Building Resilient Microservices: Lessons from the Banking Industry
As a Software Development Engineer at Lloyds Banking Group, I've had the opportunity to work with microservices architectures at scale. Financial institutions face unique challenges when it comes to system reliability—downtime isn't just an inconvenience, it can have serious financial and regulatory consequences.
In this article, I'll share some of the key patterns and practices we've implemented to build resilient microservices that can withstand various types of failures.
Circuit Breakers: Preventing Cascading Failures
One of the most important patterns we've implemented is the circuit breaker pattern. When a service dependency begins to fail, a circuit breaker can detect this and "trip," preventing further calls to the failing service. This stops the failure from cascading throughout the system.
We've found that implementing circuit breakers with configurable thresholds and half-open states allows us to gracefully handle temporary failures without requiring manual intervention.
Bulkheads: Isolating Failure Domains
Another critical pattern is the bulkhead pattern, inspired by ship design.

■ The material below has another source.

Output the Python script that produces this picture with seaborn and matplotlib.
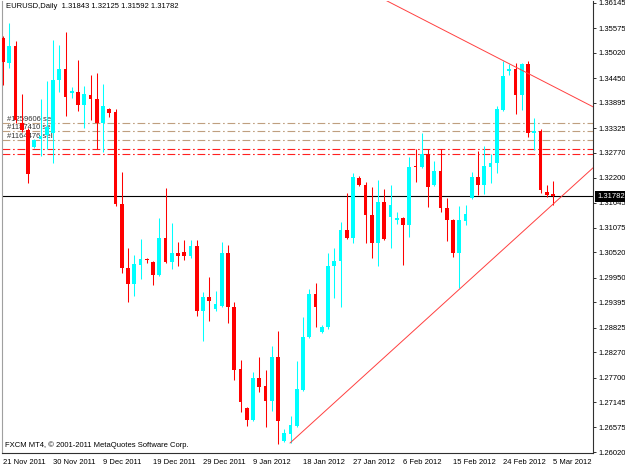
import numpy as np
import pandas as pd
import matplotlib
matplotlib.use("Agg")
import matplotlib.pyplot as plt
import matplotlib.transforms as mtransforms
import seaborn as sns

# daily EURUSD bars, bar 0 = 21 Nov 2011 (FXCM feed, sunday bars included)
opens = [1.3536, 1.3479, 1.3518, 1.3344, 1.3328, 1.3290, 1.3308, 1.3317, 1.3321, 1.3441,
         1.3466, 1.3412, 1.3414, 1.3385, 1.3407, 1.3398, 1.3344, 1.3375, 1.3369, 1.3161,
         1.3017, 1.2981, 1.3024, 1.3036, 1.3031, 1.3001, 1.3085, 1.3031, 1.3051, 1.3053,
         1.3044, 1.3067, 1.2920, 1.2952, 1.2924, 1.2931, 1.3051, 1.2929, 1.2789, 1.2701,
         1.2674, 1.2769, 1.2751, 1.2717, 1.2816, 1.2627, 1.2643, 1.2661, 1.2742, 1.2861,
         1.2958, 1.2873, 1.2884, 1.3021, 1.3033, 1.3103, 1.3085, 1.3220, 1.3204, 1.3136,
         1.3073, 1.3166, 1.3132, 1.3125, 1.3129, 1.3114, 1.3247, 1.3245, 1.3274, 1.3204,
         1.3236, 1.3152, 1.3125, 1.3051, 1.3123, 1.3175, 1.3222, 1.3204, 1.3245, 1.3254,
         1.3373, 1.3461, 1.3466, 1.3407, 1.3477, 1.3321, 1.3326, 1.3188, 1.31843]
highs = [1.3540, 1.3569, 1.3529, 1.3409, 1.3333, 1.3308, 1.3398, 1.3439, 1.3531, 1.3520,
         1.3549, 1.3425, 1.3486, 1.3427, 1.3452, 1.3457, 1.3432, 1.3378, 1.3375, 1.3233,
         1.3062, 1.3046, 1.3082, 1.3040, 1.3033, 1.3130, 1.3197, 1.3118, 1.3076, 1.3080,
         1.3080, 1.3080, 1.2963, 1.2997, 1.2966, 1.3076, 1.3069, 1.2940, 1.2810, 1.2703,
         1.2782, 1.2816, 1.2787, 1.2841, 1.2875, 1.2654, 1.2683, 1.2807, 1.2906, 1.2969,
         1.2983, 1.2888, 1.3051, 1.3062, 1.3121, 1.3186, 1.3231, 1.3224, 1.3211, 1.3200,
         1.3215, 1.3195, 1.3204, 1.3143, 1.3131, 1.3267, 1.3285, 1.3321, 1.3285, 1.3258,
         1.3285, 1.3175, 1.3127, 1.3157, 1.3159, 1.3233, 1.3281, 1.3292, 1.3274, 1.3382,
         1.3484, 1.3477, 1.3479, 1.3479, 1.3484, 1.3355, 1.3330, 1.3204, 1.32125]
lows = [1.3430, 1.3468, 1.3344, 1.3324, 1.3209, 1.3288, 1.3270, 1.3285, 1.3254, 1.3414,
        1.3360, 1.3400, 1.3371, 1.3333, 1.3351, 1.3285, 1.3279, 1.3357, 1.3157, 1.3006,
        1.2940, 1.2954, 1.2992, 1.3028, 1.2979, 1.2999, 1.3029, 1.3015, 1.3021, 1.3035,
        1.3040, 1.2909, 1.2852, 1.2897, 1.2920, 1.2929, 1.2893, 1.2764, 1.2692, 1.2661,
        1.2672, 1.2737, 1.2658, 1.2694, 1.2620, 1.2624, 1.2622, 1.2659, 1.2740, 1.2859,
        1.2884, 1.2871, 1.2880, 1.2949, 1.2929, 1.3083, 1.3073, 1.3202, 1.3073, 1.3040,
        1.3021, 1.3080, 1.3062, 1.3116, 1.3024, 1.3087, 1.3211, 1.3243, 1.3154, 1.3202,
        1.3143, 1.3078, 1.3042, 1.2972, 1.3114, 1.3173, 1.3182, 1.3184, 1.3209, 1.3231,
        1.3371, 1.3452, 1.3364, 1.3373, 1.3312, 1.3283, 1.3186, 1.3177, 1.31592]
closes = [1.3481, 1.3518, 1.3351, 1.3328, 1.3229, 1.3306, 1.3315, 1.3335, 1.3441, 1.3466,
          1.3403, 1.3416, 1.3385, 1.3409, 1.3398, 1.3344, 1.3382, 1.3366, 1.3161, 1.3017,
          1.2981, 1.3026, 1.3037, 1.3034, 1.3001, 1.3085, 1.3031, 1.3051, 1.3044, 1.3044,
          1.3067, 1.2920, 1.2952, 1.2943, 1.2936, 1.3051, 1.2929, 1.2787, 1.2715, 1.2674,
          1.2769, 1.2749, 1.2717, 1.2816, 1.2672, 1.2645, 1.2663, 1.2744, 1.2861, 1.2958,
          1.2929, 1.2884, 1.3021, 1.3033, 1.3103, 1.3085, 1.3222, 1.3204, 1.3136, 1.3073,
          1.3166, 1.3082, 1.3159, 1.3129, 1.3114, 1.3245, 1.3244, 1.3274, 1.3200, 1.3236,
          1.3152, 1.3125, 1.3051, 1.3125, 1.3139, 1.3222, 1.3204, 1.3247, 1.3254, 1.3375,
          1.3450, 1.3466, 1.3407, 1.3477, 1.3321, 1.3326, 1.3193, 1.3182, 1.31782]

date_ticks = [0, 8, 16, 24, 32, 40, 48, 56, 64, 72, 80, 88]
date_labels = ["21 Nov 2011", "30 Nov 2011", "9 Dec 2011", "19 Dec 2011", "29 Dec 2011",
               "9 Jan 2012", "18 Jan 2012", "27 Jan 2012", "6 Feb 2012", "15 Feb 2012",
               "24 Feb 2012", "5 Mar 2012"]
price_ticks = [1.36145, 1.35575, 1.35020, 1.34450, 1.33895, 1.33325, 1.32770, 1.32200,
               1.31645, 1.31075, 1.30520, 1.29950, 1.29395, 1.28825, 1.28270, 1.27700,
               1.27145, 1.26575, 1.26020]

# open orders and their stop lines
order_names = ["#1259606 sell", "#1187410 sell", "#1164476 sell"]
order_prices = [1.33428, 1.33248, 1.33045]
stop_prices = [1.32853, 1.32740]
bid = 1.31782

# trend lines, two anchors each (bar, price)
down_bars = [73.6, 90.72]
down_prices = [1.35311, 1.34071]
up_bars = [45.92, 85.92]
up_prices = [1.26223, 1.31342]

header = "EURUSD,Daily  1.31843 1.32125 1.31592 1.31782"
footer = "FXCM MT4, \u00a9 2001-2011 MetaQuotes Software Corp."

sns.set_style("white")
plt.rcParams['font.family'] = ['Liberation Sans', 'DejaVu Sans']
fs = 5.5

df = pd.DataFrame({'open': opens, 'high': highs, 'low': lows, 'close': closes})
df['bar'] = np.arange(len(df))
colors = np.where(df['close'] >= df['open'], '#00FFFF', '#FF0000')

fig = plt.figure(figsize=(6.25, 4.69), dpi=100)
ax = fig.add_axes([2/625, 16/469, 591/625, 452/469])

# candles
ax.vlines(df['bar'], df['low'], df['high'], colors=colors, lw=0.75, zorder=3)
body = (df['close'] - df['open']).abs().clip(lower=0.00022)
bottom = df[['open', 'close']].min(axis=1)
ax.bar(df['bar'], body, bottom=bottom, width=0.6, color=colors, lw=0, zorder=4)

# order lines
dashdot = (0, (7, 2.5, 1.5, 2.5))
for name, p in zip(order_names, order_prices):
    ax.axhline(p, color='#BF9F7F', lw=0.8, ls=dashdot, zorder=1)
    ax.text(0.6, p + 0.00018, name, fontsize=fs, color='#333333', va='bottom', ha='left', zorder=2)
for p in stop_prices:
    ax.axhline(p, color='#FF2020', lw=0.8, ls=dashdot, zorder=1)

ax.axhline(bid, color='black', lw=0.8, zorder=2.5)

# trend lines as rays
def ray(bx, py, x0, x1):
    slope = (py[1] - py[0]) / (bx[1] - bx[0])
    xs = np.array([x0, x1])
    return xs, py[0] + slope * (xs - bx[0])

xs, ys = ray(down_bars, down_prices, 50, 100)
sns.lineplot(x=xs, y=ys, color='#FF4040', lw=0.7, ax=ax, estimator=None, sort=False, zorder=5)
xs, ys = ray(up_bars, up_prices, up_bars[0], 100)
sns.lineplot(x=xs, y=ys, color='#FF4040', lw=0.7, ax=ax, estimator=None, sort=False, zorder=5)

ax.set_xlim(-0.16, 94.4)
ax.set_ylim(1.25998, 1.36190)

ax.yaxis.tick_right()
ax.set_yticks(price_ticks)
ax.set_yticklabels([f"{v:.5f}" for v in price_ticks])
ax.set_xticks(date_ticks)
ax.set_xticklabels(date_labels, ha='left')
ax.tick_params(axis='both', length=2.5, width=0.7, color='#303030', labelsize=fs, pad=1.5,
               labelcolor='black')
ax.tick_params(axis='y', left=False, right=True)
ax.set_xlabel('')
ax.set_ylabel('')

ax.spines['top'].set_visible(False)
ax.spines['left'].set_color('#A0A0A0')
ax.spines['right'].set_color('#303030')
ax.spines['bottom'].set_color('#303030')
for s in ['left', 'right', 'bottom']:
    ax.spines[s].set_linewidth(0.8)

# bid price box on the price scale
trans = mtransforms.blended_transform_factory(ax.transAxes, ax.transData)
ax.text(1.0 + 4/591, bid, f"{bid:.5f}", transform=trans, fontsize=fs, color='white',
        va='center', ha='left', clip_on=False, zorder=10,
        bbox=dict(boxstyle='square,pad=0.3', fc='black', ec='none'))

fig.text(6/625, 1 - 7/469, header, fontsize=fs, va='center', ha='left', color='black')
fig.text(5/625, 1 - 445/469, footer, fontsize=fs, va='center', ha='left', color='black')

fig.savefig('out.png', dpi=100)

By partitioning service instances and resources, we ensure that failures in one area don't sink the entire ship.
For example, we maintain separate connection pools for different types of database operations, ensuring that slow-running queries don't exhaust connection resources for critical, quick operations.
Lessons Learned
Building truly resilient systems isn't just about implementing patterns—it's about shifting how we think about failure. Here are some key lessons:
- Failure is inevitable—design for it rather than treating it as an exceptional case
- Test your resilience mechanisms regularly with chaos engineering practices
- Monitor not just services but also the health of your resilience mechanisms
- Document failure modes and recovery procedures for each service
These practices have helped us maintain high availability even during significant infrastructure events, and the principles apply across industries, not just in financial services.